A la vuelta, la situación no varía. Nadal es un tenista sin saque y a Fritz, aparentemente, se le han abierto las puertas del cielo. Sin embargo, el incidente repercute tanto o más en el juego del estadounidense, que pierde la ebullición y se desconcierta: sirviendo a 165 kilómetros por hora –cuando suele promediar unos 180 con los primeros–, el español tira de muñecazos y salva un juego y otro, y al final le clava un estacazo para llevarse el set. Lo increíble, otra vez. La central inglesa, consciente de la herida anímica del héroe y de todas las penurias físicas que ha tenido que soportar durante el último año, pie, costilla y musculatura, estalla y le arropa. La historia no debe terminar así. Quizá ahora, quizá hoy, pero no de esta manera. No es justo.
“Estoy cansado de hablar sobre mi cuerpo, cansado de mí mismo y de todos los problemas que tengo”, exponía dos días antes, después de apear al neerlandés Botic van de Zandschulp el lunes.
Continúa sin poder sacar con normalidad y sobrevive generando potencia de la nada, expuesto en teoría a una tormenta ante las primeras devoluciones de Fritz, que no aprovecha los caramelos. El estadounidense deja pasar el tren y respira profundo. Es otro tullido. Ha saltado a la pista con un vendaje compresivo en el muslo izquierdo del que termina deshaciéndose. Ahí debajo también hay tapes, más cintas. Sucedió en marzo sobre el cemento de Indian Wells, se repite este miércoles en el prado de Londres. En la final de California, los dos también guerrearon mellados. Entonces, el norteamericano padecía de un tobillo y dudó si competir o no. Le salió bien la apuesta. Un Masters 1000 a la mochila y una muesca para contar y guardar toda la vida. Rendir a Nadal, esté como esté, supone una quimera.

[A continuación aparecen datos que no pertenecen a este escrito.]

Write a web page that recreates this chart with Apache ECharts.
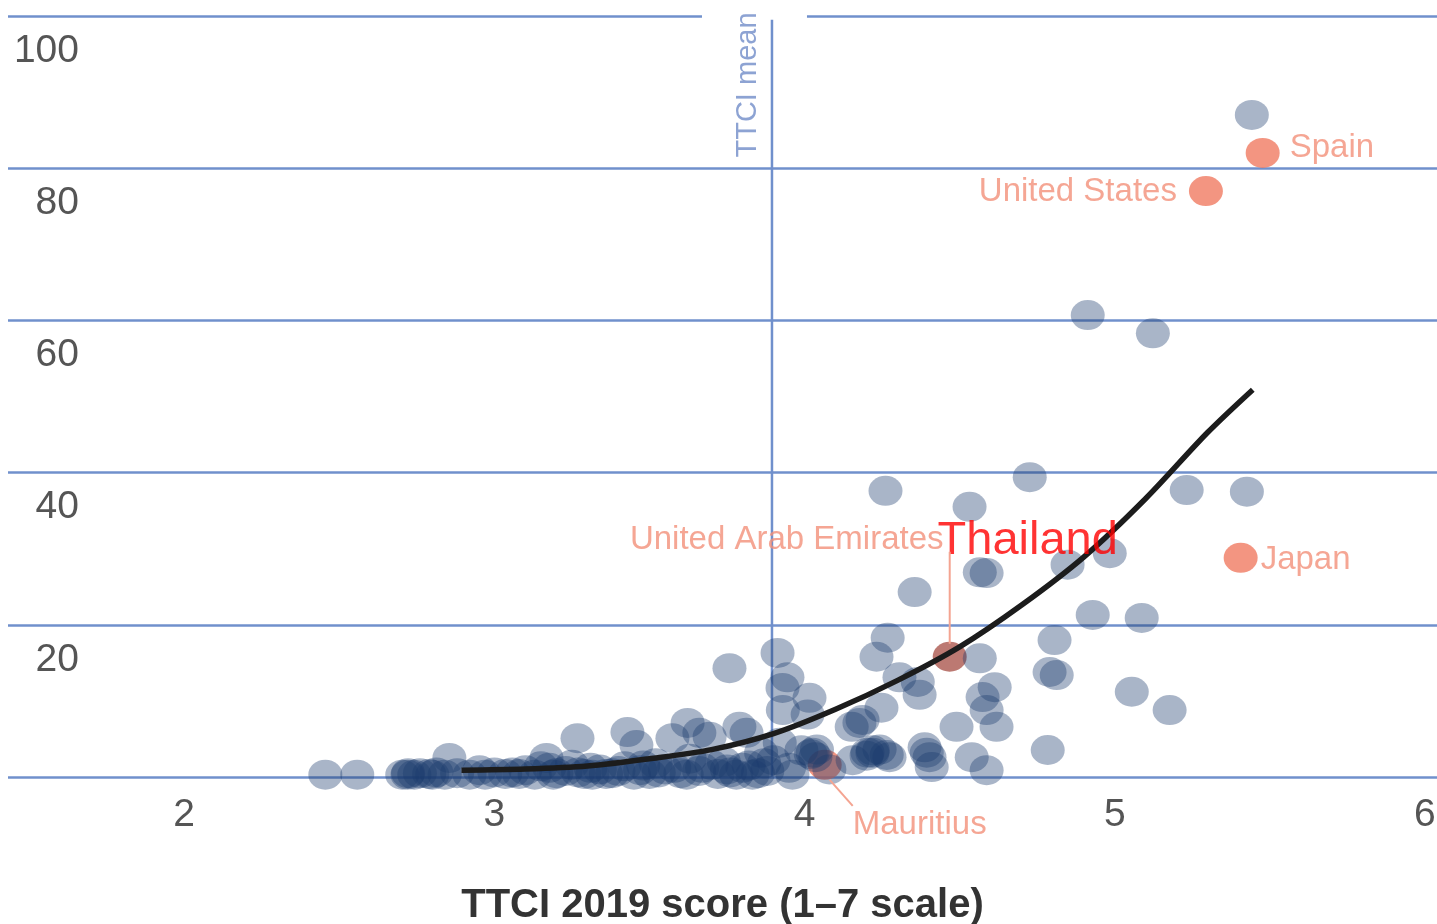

Las dos caras de la veteranía
“Vamos a esperar un poco…”, le dice el español a la fisio, mientras desde el palco siguen instándole a la renuncia ante la posibilidad de un daño a medio plazo. Ahí se queda. Ahí sigue. Erre que erre.
Clava la mirada en el suelo, le da vueltas al coco y está en trance durante diez interminables segundos; apoya la mollera en el muro por la frustración. Pero no va a cambiar de opinión. Y no solo no vuelve la cara, sino que endurece el partido y fuerza al estadounidense con el cortado y las dejadas, a partir de esta veteranía de dos caras, tan dulce y tan amarga a la vez, en la que ha perdido un punto de chispa atlética y en la que su carrocería le pide clemencia día tras día, pero en la que ha incorporado otras fabulosas herramientas. Oficio y más oficio. Además de ser muy bueno, Nadal es más listo que el hambre.
Su catálogo tiene infinidad de soluciones, el mejor equipo de supervivencia. Se sostiene y aguanta a los vaivenes. No hay zarandeo que lo arrugue, no hay sopapo que le quite el color: de break a break en la cuarta manga, se mantiene en pie, aprieta los dientes, pelea, se agarra con ventosas al partido y lo dilata hasta el quinto set para júbilo de la vieja central de Londres, entregada ante la demostración. Otro ya estaría en la camilla, haciéndose pruebas y pidiendo el vuelo de vuelta. Él no. Frente a lo adverso, la inmensidad. Es Nadal, y solo hay uno. De una embestida a otra, primero el mallorquín y luego el de enfrente, se emplazan a resolverlo todo en el desempate, al cara o cruz. Y de ahí a la apoteosis: La Catedral se inclina ante el rey de lo increíble.